Slow cookers are indispensible kitchen appliances: You can throw in your ingredients, then disappear for four hours, only to find dinner completely made when you get back. It's an amazingly simple process (just press "start"), but slow cooking can have some hidden setbacks. Get the most out of a meal -- and your time -- with these five helpful tips.
1. Opt for tough, cheap cuts. The slow cooker offers nothing but time, and that's exactly what tough cuts of meat need. Over those long hours, your cooker will trap the moisture and break down tough connective tissue, making the meat tender. Plus, you'll save money buying cuts that other people think are undesirable or too hard to cook. Try chuck steak; it's the filet mignon of the slow-cooker world. And try these recipes: Classic Pot Roast, Carne Guisada, and Beef and Tomato Stew.

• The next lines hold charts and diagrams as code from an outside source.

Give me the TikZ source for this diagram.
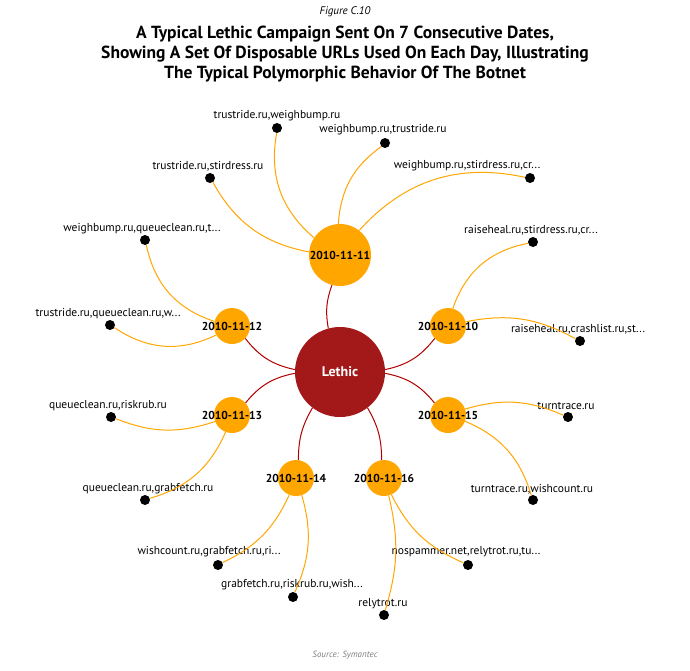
\documentclass[tikz,border=0pt]{standalone}
\usepackage{fontspec}
\setmainfont{PT Sans}
\begin{document}
\begin{tikzpicture}[x=1pt,y=-1pt,
  hub/.style={circle,fill=red!60!black!90,text=white,font=\bfseries\fontsize{14}{16}\selectfont,minimum size=90pt,inner sep=0},
  day/.style={circle,fill=orange!70!yellow,font=\bfseries\fontsize{11.5}{13}\selectfont,minimum size=36pt,inner sep=0},
  leaf/.style={circle,fill=black,minimum size=10pt,inner sep=0},
  lbl/.style={font=\fontsize{11.5}{13}\selectfont,inner sep=0},
  rl/.style={draw=red!70!black,line width=1pt},
  yl/.style={draw=orange!70!yellow,line width=1pt}]
\useasboundingbox (0,0) rectangle (690,670);
\node[font=\itshape\fontsize{11}{13}\selectfont] (fig) at (345,12) {Figure C.10};
\node[font=\bfseries\fontsize{17.5}{20}\selectfont,align=center] (title) at (345,54) {A Typical Lethic Campaign Sent On 7 Consecutive Dates,\\Showing A Set Of Disposable URLs Used On Each Day, Illustrating\\The Typical Polymorphic Behavior Of The Botnet};
\node[font=\itshape\fontsize{9}{11}\selectfont,text=gray] (src) at (345,655) {Source: Symantec};

\foreach \n/\x/\y/\lx/\ly/\t in {
 a/277/128/277/116/{trustride.ru,weighbump.ru},
 b/385/143/383/130/{weighbump.ru,trustride.ru},
 c/210/178/208/166/{trustride.ru,stirdress.ru},
 d/530/178/467/166/{weighbump.ru,stirdress.ru,cr...},
 e/145/240/142/229/{weighbump.ru,queueclean.ru,t...},
 f/533/242/531/230/{raiseheal.ru,stirdress.ru,cr...},
 g/110/325/108/314/{trustride.ru,queueclean.ru,w...},
 h/580/341/578/329/{raiseheal.ru,crashlist.ru,st...},
 i/111/417/108/406/{queueclean.ru,riskrub.ru},
 j/568/417/566/406/{turntrace.ru},
 k/145/500/148/489/{queueclean.ru,grabfetch.ru},
 l/533/500/532/489/{turntrace.ru,wishcount.ru},
 m/218/565/209/552/{wishcount.ru,grabfetch.ru,ri...},
 n/468/565/466/552/{nospammer.net,relytrot.ru,tu...},
 o/293/597/292/585/{grabfetch.ru,riskrub.ru,wish...},
 p/384/615/383/604/{relytrot.ru}}
 {\node[leaf] (\n) at (\x,\y) {}; \node[lbl] (\n l) at (\lx,\ly) {\t};}

\node[day,minimum size=62pt] (d11) at (340,255) {};
\node[day] (d10) at (448,326) {};
\node[day] (d12) at (232,326) {};
\node[day] (d13) at (232,415) {};
\node[day] (d15) at (448,415) {};
\node[day] (d14) at (296,478) {};
\node[day] (d16) at (384,478) {};

\draw[yl] (d11) to[bend left=30] (a);
\draw[yl] (d11) to[bend left=25] (b);
\draw[yl] (d11) to[bend left=25] (c);
\draw[yl] (d11) to[bend left=30] (d);
\draw[yl] (d12) to[bend left=30] (e);
\draw[yl] (d12) to[bend left=30] (g);
\draw[yl] (d10) to[bend left=30] (f);
\draw[yl] (d10) to[bend left=20] (h);
\draw[yl] (d13) to[bend left=20] (i);
\draw[yl] (d13) to[bend left=25] (k);
\draw[yl] (d15) to[bend left=20] (j);
\draw[yl] (d15) to[bend left=25] (l);
\draw[yl] (d14) to[bend left=20] (m);
\draw[yl] (d14) to[bend left=20] (o);
\draw[yl] (d16) to[bend right=20] (n);
\draw[yl] (d16) to[bend left=15] (p);

\node[hub] (L) at (340,372) {Lethic};
\draw[rl] (L) to[bend left=15] (d11);
\draw[rl] (L) to[bend right=20] (d10);
\draw[rl] (L) to[bend left=20] (d12);
\draw[rl] (L) to[bend right=20] (d13);
\draw[rl] (L) to[bend left=20] (d15);
\draw[rl] (L) to[bend right=15] (d14);
\draw[rl] (L) to[bend left=15] (d16);

\foreach \d/\t in {d11/2010-11-11,d10/2010-11-10,d12/2010-11-12,d13/2010-11-13,d15/2010-11-15,d14/2010-11-14,d16/2010-11-16}
 \node[font=\bfseries\fontsize{11.5}{13}\selectfont] (\d t) at (\d) {\t};
\end{tikzpicture}
\end{document}
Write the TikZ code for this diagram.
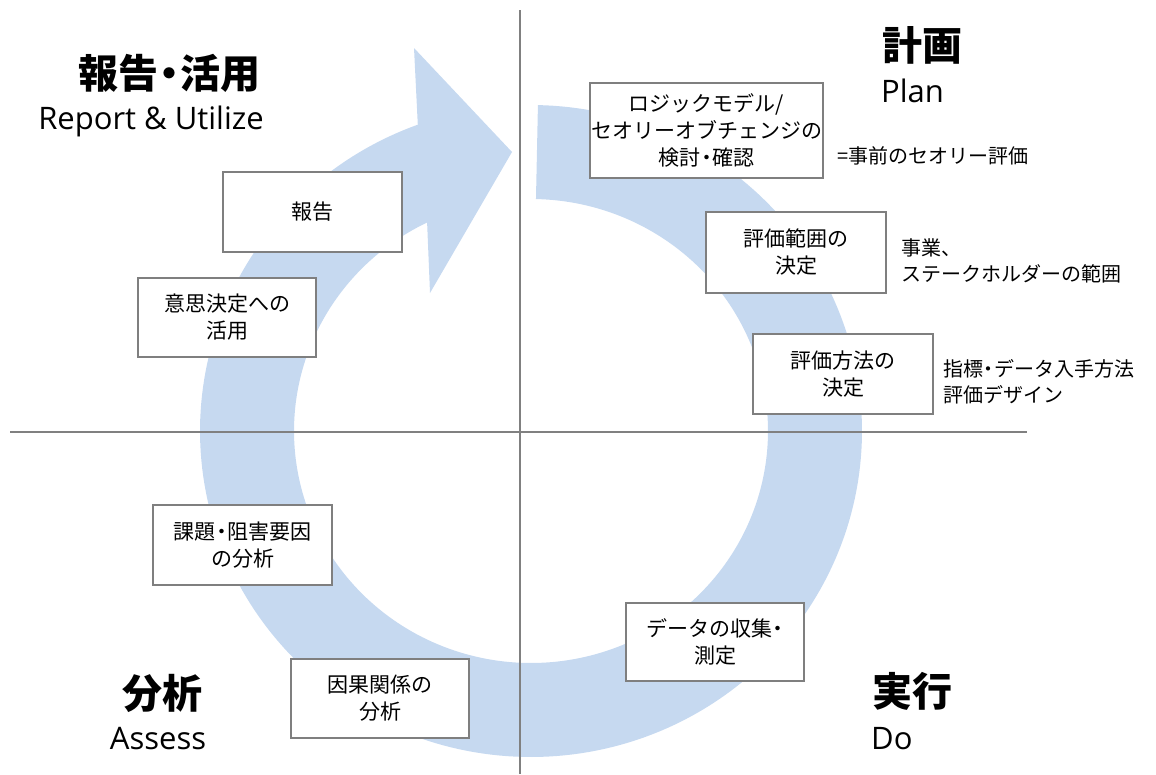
\documentclass[tikz,border=0pt]{standalone}
\usepackage{fontspec}
\setmainfont{Noto Sans CJK JP}
\newfontfamily\latinfont{Open Sans}
\definecolor{ringblue}{HTML}{C6D9F0}
\definecolor{linegray}{HTML}{808080}
\definecolor{boxgray}{HTML}{7F7F7F}
\newcommand{\nakaguro}{\kern-0.22em・\kern-0.22em}
\begin{document}
\begin{tikzpicture}[x=1pt,y=-1pt,
  axisline/.style={draw=linegray,line width=2pt},
  stepbox/.style={draw=boxgray,line width=1.8pt,fill=white,align=center,inner sep=0pt,
    font={\fontsize{21}{27}\selectfont}},
  sidetext/.style={anchor=west,align=left,inner sep=0pt,font={\fontsize{20}{26}\selectfont}},
  headjp/.style={inner sep=0pt,font={\fontsize{40}{44}\selectfont\bfseries}},
  headen/.style={inner sep=0pt,font={\fontsize{31}{36}\selectfont\latinfont}}]
\useasboundingbox (0,0) rectangle (1156,774);
% ring arrow
\fill[ringblue]
  plot[domain=88.8:-250,samples=240,variable=\t] ({531+331*cos(\t)},{431-326*sin(\t)})
  -- (414,48) -- (512,152) -- (430,293)
  -- plot[domain=-244:88.8,samples=240,variable=\t] ({531+237*cos(\t)},{431-232*sin(\t)})
  -- cycle;
% axes
\coordinate (vtop) at (520,10);
\coordinate (vbot) at (520,774);
\coordinate (hleft) at (10,432);
\coordinate (hright) at (1027,432);
\draw[axisline] (vtop) -- (vbot);
\draw[axisline] (hleft) -- (hright);
% boxes
\node[stepbox,minimum width=233pt,minimum height=95pt] (b1) at (706.5,130.5) {ロジックモデル/\\セオリーオブチェンジの\\検討\nakaguro 確認};
\node[stepbox,minimum width=180pt,minimum height=81pt] (b2) at (796,252.5) {評価範囲の\\決定};
\node[stepbox,minimum width=180pt,minimum height=80pt] (b3) at (843,374) {評価方法の\\決定};
\node[stepbox,minimum width=178pt,minimum height=78pt] (b4) at (715,642) {データの収集\nakaguro\\測定};
\node[stepbox,minimum width=178pt,minimum height=79pt] (b5) at (380,698.5) {因果関係の\\分析};
\node[stepbox,minimum width=179pt,minimum height=80pt] (b6) at (242.5,545) {課題\nakaguro 阻害要因\\の分析};
\node[stepbox,minimum width=178pt,minimum height=79pt] (b7) at (227,317.5) {意思決定への\\活用};
\node[stepbox,minimum width=179pt,minimum height=80pt] (b8) at (312.5,212) {報告};
% side notes
\node[sidetext] (n1) at (837,156) {=事前のセオリー評価};
\node[sidetext] (n2) at (901,261) {事業、\\ステークホルダーの範囲};
\node[sidetext] (n3) at (943,382) {指標\nakaguro データ入手方法\\評価デザイン};
% quadrant headings
\node[headjp,anchor=east] (h1) at (261,73) {報告\nakaguro 活用};
\node[headen,anchor=east] (e1) at (264,121) {Report \& Utilize};
\node[headjp,anchor=west] (h2) at (882,45) {計画};
\node[headen,anchor=west] (e2) at (881,91) {Plan};
\node[headjp] (h3) at (162,693) {分析};
\node[headen] (e3) at (158,739) {Assess};
\node[headjp,anchor=west] (h4) at (872,691) {実行};
\node[headen,anchor=west] (e4) at (871,739) {Do};
\end{tikzpicture}
\end{document}
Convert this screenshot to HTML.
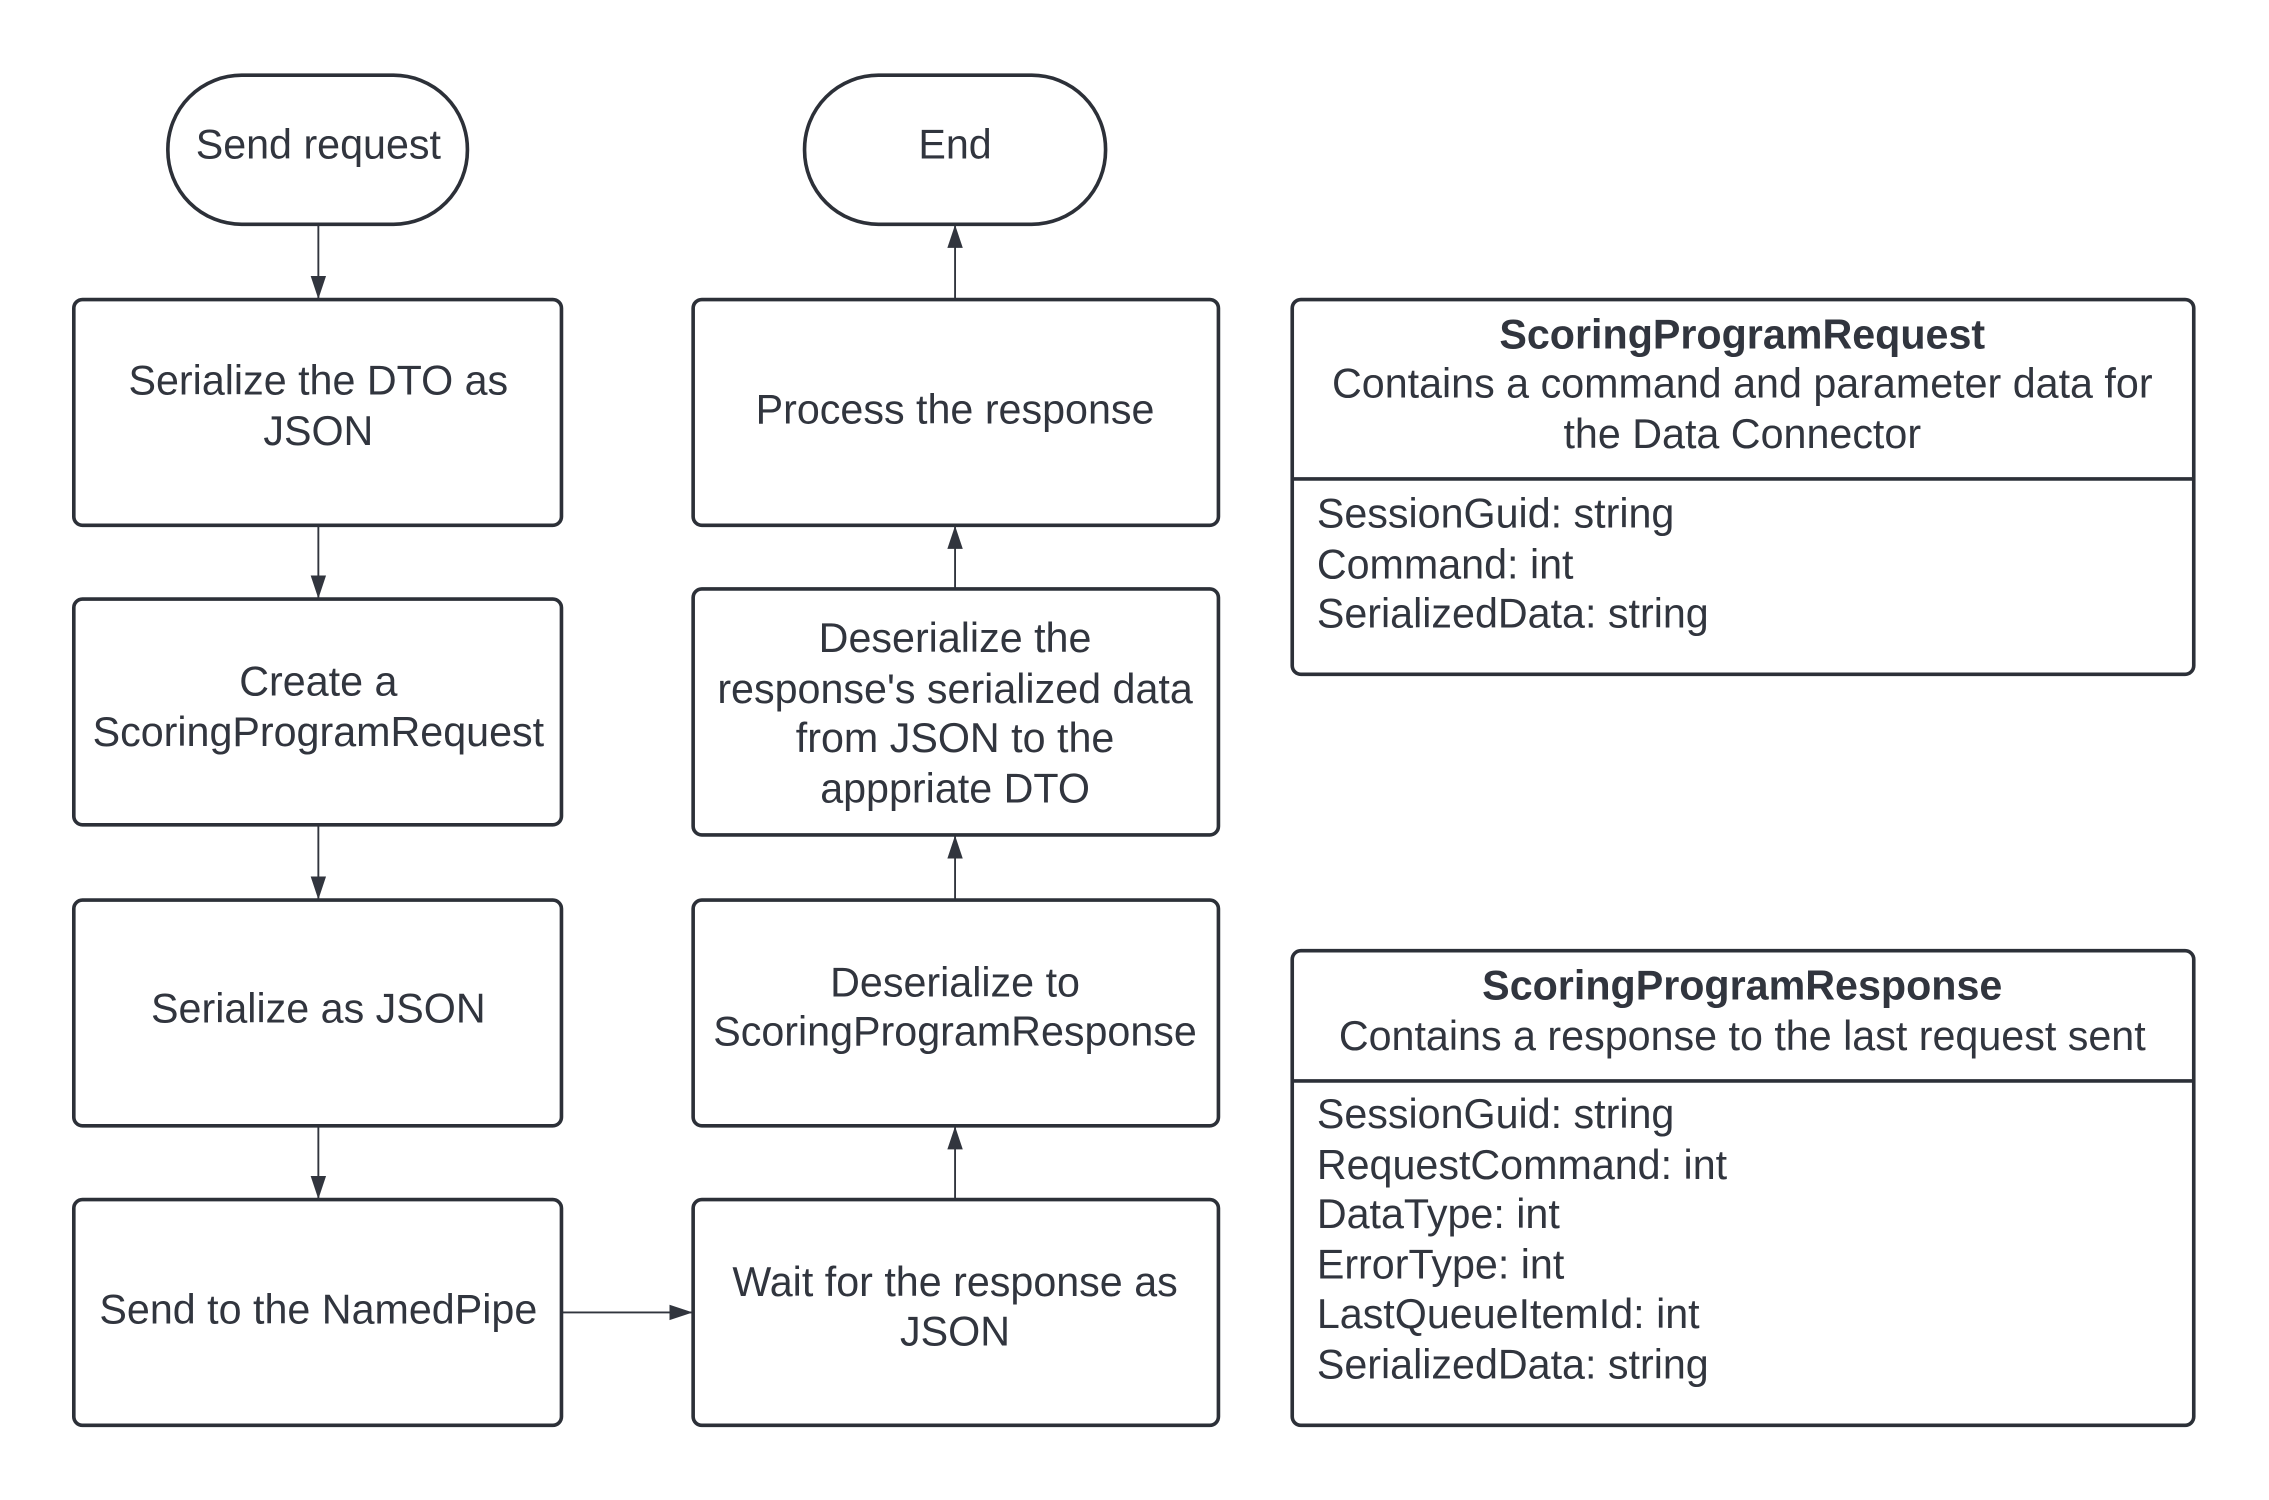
<!DOCTYPE html>
<html><head><meta charset="utf-8"><style>html,body{margin:0;padding:0;background:#fff}svg{display:block}</style></head>
<body>
<svg width="2269" height="1500" viewBox="0 0 1568 1036.6" preserveAspectRatio="none" xmlns="http://www.w3.org/2000/svg" font-family="Liberation Sans, sans-serif" font-size="28.5" fill="#31353e">
<defs>
<marker id="b" markerWidth="16" markerHeight="24" refX="23" refY="8" orient="auto" markerUnits="userSpaceOnUse" viewBox="0 0 24 16"><path d="M0,0 L24,8 L0,16 z" fill="#31353e"/></marker></defs>
<g fill="none" stroke="#2c3038" stroke-width="2.5">
<rect x="116" y="52" width="207" height="103" rx="51"/>
<rect x="556" y="52" width="208" height="103" rx="51"/>
<rect x="51" y="207" width="337" height="156" rx="6"/>
<rect x="51" y="414" width="337" height="156" rx="6"/>
<rect x="51" y="622" width="337" height="156" rx="6"/>
<rect x="51" y="829" width="337" height="156" rx="6"/>
<rect x="479" y="207" width="363" height="156" rx="6"/>
<rect x="479" y="407" width="363" height="170" rx="6"/>
<rect x="479" y="622" width="363" height="156" rx="6"/>
<rect x="479" y="829" width="363" height="156" rx="6"/>
<rect x="893" y="207" width="623" height="259" rx="6"/>
<line x1="893" y1="331" x2="1516" y2="331"/>
<rect x="893" y="657" width="623" height="328" rx="6"/>
<line x1="893" y1="747" x2="1516" y2="747"/>
</g>
<g stroke="#31353e" stroke-width="1.3" fill="none" marker-end="url(#b)">
<line x1="220" y1="156" x2="220" y2="206"/>
<line x1="220" y1="364" x2="220" y2="413"/>
<line x1="220" y1="571" x2="220" y2="621"/>
<line x1="220" y1="779" x2="220" y2="828"/>
<line x1="389" y1="907" x2="478" y2="907"/>
<line x1="660" y1="828" x2="660" y2="779"/>
<line x1="660" y1="621" x2="660" y2="578"/>
<line x1="660" y1="406" x2="660" y2="364"/>
<line x1="660" y1="206" x2="660" y2="156"/>
</g>
<g text-anchor="middle" dominant-baseline="central">
<text x="220" y="100">Send request</text>
<text x="660" y="100">End</text>
<text x="220" y="263">Serialize the DTO as</text><text x="220" y="298">JSON</text>
<text x="220" y="471">Create a</text><text x="220" y="506">ScoringProgramRequest</text>
<text x="220" y="697">Serialize as JSON</text>
<text x="220" y="905">Send to the NamedPipe</text>
<text x="660" y="283">Process the response</text>
<text x="660" y="441">Deserialize the</text><text x="660" y="476">response's serialized data</text><text x="660" y="510">from JSON to the</text><text x="660" y="545">apppriate DTO</text>
<text x="660" y="679">Deserialize to</text><text x="660" y="713">ScoringProgramResponse</text>
<text x="660" y="886">Wait for the response as</text><text x="660" y="920">JSON</text>
<text x="1204" y="231" font-weight="bold">ScoringProgramRequest</text>
<text x="1204" y="265">Contains a command and parameter data for</text>
<text x="1204" y="300">the Data Connector</text>
<text x="1204" y="681" font-weight="bold">ScoringProgramResponse</text>
<text x="1204" y="716">Contains a response to the last request sent</text>
</g>
<g dominant-baseline="central">
<text x="910" y="355">SessionGuid: string</text>
<text x="910" y="390">Command: int</text>
<text x="910" y="424">SerializedData: string</text>
<text x="910" y="770">SessionGuid: string</text>
<text x="910" y="805">RequestCommand: int</text>
<text x="910" y="839">DataType: int</text>
<text x="910" y="874">ErrorType: int</text>
<text x="910" y="908">LastQueueItemId: int</text>
<text x="910" y="943">SerializedData: string</text>
</g>
</svg>
</body></html>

2. Brown before you press "start." The whole point of a slow cooker is to minimize work, but browning meats and vegetables adds more flavor to any dish. Of course, if you want to make life easier (and save yourself a pan), you can skip this step.
3. Don't fill it to the brim. For the best results, the slow cooker should be only halfway to two-thirds full when cooking begins. Filling it to the top risks overflow. If it's not full enough, then your ingredients might cook too quickly, which could lead to a serious food faux pas: dry pot roast.
4. Chill before you cook (to buy yourself more time). If you need more time out of the house (or just relaxing) than the actual cooking time allows, put the ingredients in the crock, cover it, and refrigerate overnight. The chilled slow cooker will add one-and-a-half more hours to the cooking process -- just enough time for a nap.
5. Keep the heat in. You may be salivating over the clear glass cover of your slow cooker, but resist lifting the lid; letting out the heat will increase the cooking time by about 15 minutes.